Daniel Lemire's blog

, 2 min read

On the cost of converting ASCII to UTF-16

Many programming languages like Java, JavaScript and C# represent strings using UTF-16 by default. In UTF-16, each ‘character’ uses 16 bits. To represent all 1 million unicode characters, some special ‘characters’ can be combined in pairs (surrogate pairs), but for much of the common text, one character is truly 16 bits.

Yet much of the text content processed in software is simple ASCII. Strings of numbers for example are typically just ASCII. ASCII characters can be represented using only 7 bits.

It implies that software has frequently to convert ASCII to UTF-16. In practice, it amounts to little more than to interleave our ASCII bytes with zero bytes.
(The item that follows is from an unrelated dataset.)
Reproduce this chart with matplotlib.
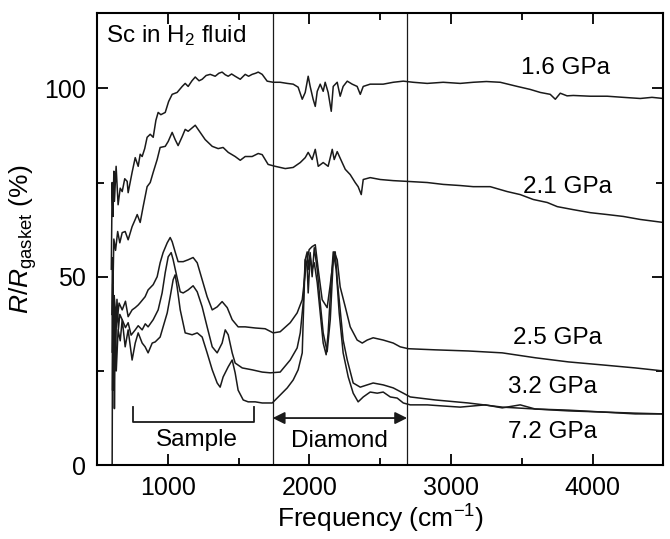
import matplotlib
matplotlib.use("Agg")
import matplotlib.pyplot as plt
from matplotlib.ticker import MultipleLocator

# ---------------------------------------------------------------------------
# Data (frequency in cm^-1, R/R_gasket in %)
# ---------------------------------------------------------------------------

f16 = [600, 606, 612, 618, 622, 634, 648, 663, 677, 695, 712, 719, 733, 747, 769, 790,
       804, 818, 836, 853, 875, 896, 915, 931, 950, 981, 1005, 1030, 1065, 1101, 1122,
       1143, 1170, 1193, 1220, 1242, 1270, 1299, 1334, 1360, 1383, 1405, 1426, 1450,
       1475, 1511, 1546, 1570, 1595, 1620, 1638, 1666, 1701, 1744, 1793, 1843, 1885,
       1920, 1949, 1970, 1991, 2005, 2026, 2041, 2055, 2076, 2097, 2111, 2132, 2154,
       2168, 2196, 2217, 2238, 2267, 2302, 2337, 2359, 2380, 2429, 2479, 2521, 2592,
       2663, 2733, 2832, 2945, 3065, 3157, 3250, 3348, 3468, 3560, 3631, 3701, 3737,
       3772, 3820, 3864, 3984, 4104, 4217, 4337, 4420, 4500]
r16 = [52, 75.0, 66, 78, 70, 79.3, 69.1, 73.5, 72.6, 76.0, 75.3, 72.3, 75.0, 77.7, 81.6,
       79.3, 82.5, 81.9, 84.0, 87.0, 87.8, 87.0, 91.5, 93.6, 93.0, 93.6, 96.5, 98.4, 98.9,
       100.5, 101.3, 100.5, 102.0, 103.0, 102.0, 102.4, 103.4, 103.7, 103.2, 104.0, 104.3,
       103.6, 103.2, 103.8, 103.2, 102.4, 103.7, 103.2, 103.7, 104.0, 104.3, 103.7, 101.9,
       101.6, 101.6, 101.3, 101.1, 100.3, 97.1, 98.9, 103.2, 100.5, 97.1, 95.2, 99.2,
       101.1, 99.2, 101.6, 98.9, 93.9, 100.5, 101.6, 97.9, 100.5, 101.9, 101.1, 100.5,
       98.4, 100.5, 101.1, 101.1, 101.1, 101.6, 101.9, 101.6, 101.3, 101.6, 101.3, 101.6,
       101.8, 101.6, 100.5, 99.7, 98.9, 98.4, 97.1, 98.7, 98.0, 98.1, 97.9, 97.9, 97.6,
       97.3, 97.6, 97.3]

f21 = [604, 608, 612, 618, 630, 645, 660, 677, 698, 719, 747, 769, 783, 804, 825, 853,
       875, 896, 924, 945, 981, 1002, 1030, 1051, 1072, 1101, 1122, 1143, 1193, 1228,
       1263, 1313, 1355, 1390, 1426, 1475, 1511, 1546, 1595, 1638, 1666, 1687, 1708,
       1758, 1829, 1885, 1935, 1970, 1991, 2019, 2041, 2062, 2097, 2132, 2161, 2175,
       2196, 2231, 2253, 2288, 2323, 2344, 2366, 2380, 2429, 2500, 2592, 2691, 2832,
       2945, 3065, 3157, 3277, 3397, 3489, 3581, 3680, 3751, 3864, 3984, 4104, 4217,
       4337, 4500]
r21 = [40, 55, 48, 60, 57, 62, 59, 61.7, 62.0, 59.8, 63.3, 65.2, 66.5, 64.4, 68.6, 73.9,
       75.0, 77.7, 81.1, 84.3, 84.6, 85.9, 88.3, 86.4, 84.8, 87.2, 89.1, 88.6, 90.2, 88.3,
       86.4, 84.6, 84.0, 84.3, 83.0, 81.9, 80.9, 81.9, 81.9, 82.7, 82.4, 81.1, 79.8, 79.3,
       78.7, 79.0, 80.3, 81.6, 83.0, 81.1, 83.8, 79.3, 80.3, 79.3, 83.8, 81.1, 83.2, 80.3,
       78.5, 77.1, 75.0, 73.9, 71.8, 75.8, 76.3, 75.8, 75.5, 75.3, 75.0, 74.5, 74.2, 73.9,
       73.9, 72.6, 71.8, 70.5, 69.7, 68.6, 67.8, 67.0, 66.5, 66.0, 65.2, 64.4]

f25 = [606, 610, 615, 620, 627, 640, 655, 677, 700, 719, 747, 769, 790, 804, 839, 860,
       896, 924, 945, 966, 995, 1016, 1030, 1051, 1072, 1108, 1143, 1178, 1207, 1242,
       1277, 1313, 1348, 1383, 1419, 1454, 1496, 1546, 1617, 1687, 1744, 1793, 1864,
       1913, 1949, 1977, 1998, 2019, 2041, 2062, 2090, 2125, 2147, 2175, 2196, 2217,
       2253, 2288, 2337, 2373, 2408, 2450, 2521, 2592, 2641, 2698, 2889, 3122, 3362,
       3595, 3829, 4069, 4302, 4500]
r25 = [30, 48, 35, 45, 42.0, 38, 43, 41.2, 43.5, 39.4, 41.2, 41.8, 42.5, 43.1, 44.7, 46.5,
       47.9, 50.0, 53.7, 56.4, 59.0, 60.4, 59.3, 56.6, 54.0, 54.0, 54.5, 55.1, 53.7, 49.2,
       44.7, 41.2, 42.0, 43.4, 41.8, 38.6, 36.7, 36.7, 36.4, 36.2, 35.1, 35.4, 37.8, 40.4,
       43.9, 53.2, 57.2, 58.0, 58.5, 51.9, 43.9, 41.8, 47.9, 56.6, 54.5, 47.3, 42.0, 36.7,
       33.2, 32.4, 33.2, 33.8, 33.2, 32.4, 31.4, 30.9, 30.6, 30.3, 29.8, 28.5, 27.4, 26.6,
       25.8, 25.0]

f32 = [608, 612, 618, 624, 630, 640, 650, 660, 677, 700, 719, 740, 769, 790, 818, 840,
       860, 896, 931, 959, 981, 1002, 1023, 1037, 1065, 1087, 1108, 1143, 1178, 1207,
       1242, 1277, 1313, 1348, 1383, 1405, 1426, 1454, 1475, 1525, 1595, 1666, 1723,
       1793, 1864, 1913, 1935, 1956, 1970, 1984, 1991, 2005, 2019, 2034, 2055, 2076,
       2097, 2125, 2147, 2168, 2182, 2196, 2217, 2238, 2267, 2309, 2359, 2408, 2450,
       2521, 2592, 2663, 2712, 2889, 3122, 3362, 3595, 3829, 4069, 4302, 4500]
r32 = [20, 45, 25, 42, 30, 44, 36, 40, 38.6, 36.5, 37.8, 34.5, 35.9, 37.0, 35.9, 37.5,
       36.7, 38.6, 41.2, 45.7, 51.1, 55.3, 56.4, 54.5, 49.7, 46.0, 45.7, 46.5, 47.6, 46.0,
       42.0, 36.7, 31.4, 29.8, 32.4, 35.9, 34.6, 29.8, 27.1, 25.8, 25.3, 24.7, 24.5, 24.7,
       27.9, 31.1, 35.1, 43.1, 54.5, 56.6, 51.9, 56.4, 50.0, 57.7, 51.9, 43.1, 35.1, 30.1,
       38.6, 54.5, 56.6, 49.2, 41.2, 33.2, 27.9, 21.8, 20.7, 21.3, 21.8, 21.3, 20.5, 19.1,
       18.1, 17.3, 16.5, 15.4, 14.9, 14.6, 14.1, 13.8, 13.6]

f72 = [603, 606, 609, 613, 617, 622, 628, 635, 648, 663, 677, 698, 719, 747, 769, 790,
       818, 839, 860, 889, 910, 945, 966, 995, 1016, 1037, 1051, 1065, 1087, 1122, 1171,
       1207, 1242, 1277, 1313, 1348, 1369, 1390, 1426, 1454, 1475, 1496, 1532, 1567,
       1617, 1666, 1708, 1737, 1793, 1843, 1885, 1920, 1949, 1956, 1970, 1984, 1991,
       2005, 2019, 2034, 2055, 2076, 2097, 2118, 2132, 2154, 2168, 2189, 2210, 2238,
       2274, 2309, 2344, 2380, 2429, 2479, 2521, 2571, 2620, 2663, 2712, 2832, 2945,
       3065, 3242, 3362, 3489, 3595, 3829, 4069, 4302, 4500]
r72 = [-3, 0, 40, 20, 44, 15, 38, 25, 35.9, 33.0, 38.6, 31.4, 35.9, 27.9, 32.4, 35.1,
       32.4, 31.4, 29.8, 32.4, 32.7, 34.0, 36.7, 40.4, 44.7, 49.2, 50.5, 47.3, 41.2, 35.1,
       34.6, 35.1, 34.0, 29.8, 25.3, 21.8, 20.7, 23.4, 26.1, 27.9, 24.5, 19.9, 17.3, 16.8,
       16.8, 16.5, 16.5, 16.5, 18.6, 20.5, 22.6, 25.3, 29.8, 38.6, 54.5, 52.7, 45.7, 55.3,
       51.9, 53.7, 48.4, 40.4, 32.4, 29.3, 35.1, 49.2, 56.6, 51.9, 40.4, 29.8, 23.4, 19.1,
       16.8, 18.1, 19.4, 19.1, 19.4, 18.1, 17.8, 16.5, 16.0, 16.0, 15.7, 15.4, 16.0, 15.2,
       16.0, 14.9, 14.4, 14.1, 13.6, 13.6]

SERIES = [(f16, r16), (f21, r21), (f25, r25), (f32, r32), (f72, r72)]

PRESSURE_LABELS = ["1.6 GPa", "2.1 GPa", "2.5 GPa", "3.2 GPa", "7.2 GPa"]
LABEL_X = [3810, 3820, 3750, 3720, 3720]
LABEL_Y = [105.3, 73.7, 33.8, 20.7, 8.8]

DIAMOND_EDGES = [1740, 2690]
SAMPLE_RANGE = [754, 1610]

# ---------------------------------------------------------------------------
# Style
# ---------------------------------------------------------------------------

plt.rcParams.update({
    "font.family": ["Liberation Sans", "DejaVu Sans"],
    "font.size": 18,
    "mathtext.fontset": "custom",
    "mathtext.rm": "Liberation Sans",
    "mathtext.it": "Liberation Sans:italic",
    "axes.linewidth": 1.5,
})

LABEL_FS = 17.5

fig = plt.figure(figsize=(6.7, 5.39), dpi=100)
ax = fig.add_axes([0.145, 0.137, 0.845, 0.839])

for f, r in SERIES:
    ax.plot(f, r, color="#1a1a1a", lw=1.1)

for xv in DIAMOND_EDGES:
    ax.axvline(xv, color="#1a1a1a", lw=0.9)

# Diamond double arrow
ax.annotate("", xy=(DIAMOND_EDGES[0], 12.5), xytext=(DIAMOND_EDGES[1], 12.5),
            arrowprops=dict(arrowstyle="<|-|>", color="#1a1a1a", lw=1.3,
                            mutation_scale=18, shrinkA=0, shrinkB=0))
ax.text(sum(DIAMOND_EDGES) / 2, 6.4, "Diamond", ha="center", va="center", fontsize=LABEL_FS)

# Sample bracket
ax.plot([SAMPLE_RANGE[0], SAMPLE_RANGE[0], SAMPLE_RANGE[1], SAMPLE_RANGE[1]],
        [15.4, 11.4, 11.4, 15.4], color="#1a1a1a", lw=1.3)
ax.text(1207, 6.8, "Sample", ha="center", va="center", fontsize=LABEL_FS)

for lab, lx, ly in zip(PRESSURE_LABELS, LABEL_X, LABEL_Y):
    ax.text(lx, ly, lab, ha="center", va="center", fontsize=LABEL_FS)

ax.text(0.015, 0.95, r"Sc in H$_2$ fluid", transform=ax.transAxes,
        ha="left", va="center", fontsize=17.5)

ax.set_xlim(500, 4500)
ax.set_ylim(0, 120)
ax.xaxis.set_major_locator(MultipleLocator(1000))
ax.xaxis.set_minor_locator(MultipleLocator(500))
ax.yaxis.set_major_locator(MultipleLocator(50))
ax.yaxis.set_minor_locator(MultipleLocator(25))
ax.tick_params(which="both", direction="in", top=True, right=True, width=1.3)
ax.tick_params(which="major", length=8, pad=8, labelsize=18)
ax.tick_params(which="minor", length=5)

ax.set_xlabel(r"Frequency (cm$^{-1}$)", fontsize=19, labelpad=2)
ax.set_ylabel(r"$R$/$R_{\rm gasket}$ (%)", fontsize=19, labelpad=4)

fig.savefig("out.png", dpi=100)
We can model such a function with a simple C loop.

void toutf16(const uint8_t *array, size_t N,
              uint16_t *out) {
  for (size_t i = 0; i < N; i++) {
    out[i] = array[i];
  }
}

How expensive do we expect this code to be?

Compared to simple copy from N bytes to N bytes, we are writing an extra N bytes. With code that reads and writes a lot of data, it is often sensible to use as a model the number of written bytes.

In terms of instructions, an x64 processor can use SIMD instructions to accelerate the processing. However, you would hope that most processors can do this processing at high speed.

I wrote a benchmark in C and ran it on different systems. I use a small input ASCII string (10kB). I measure the throughput based on the input size.

  to utf16 memcpy
AMD Zen 2 (x64), GNU GCC 8, -O3 24 GB/s 46 GB/s
Apple M1, clang 12 35 GB/s 68 GB/s

Of course results will vary and I expect that it is entirely possible to greatly accelerate my C function. However, it seems reasonable to estimate that the computational cost alone might be twice that of a memory copy. In practice, it is likely that memory allocation and structure initialization might add a substantial overhead when copying ASCII content into a UTF-16 string.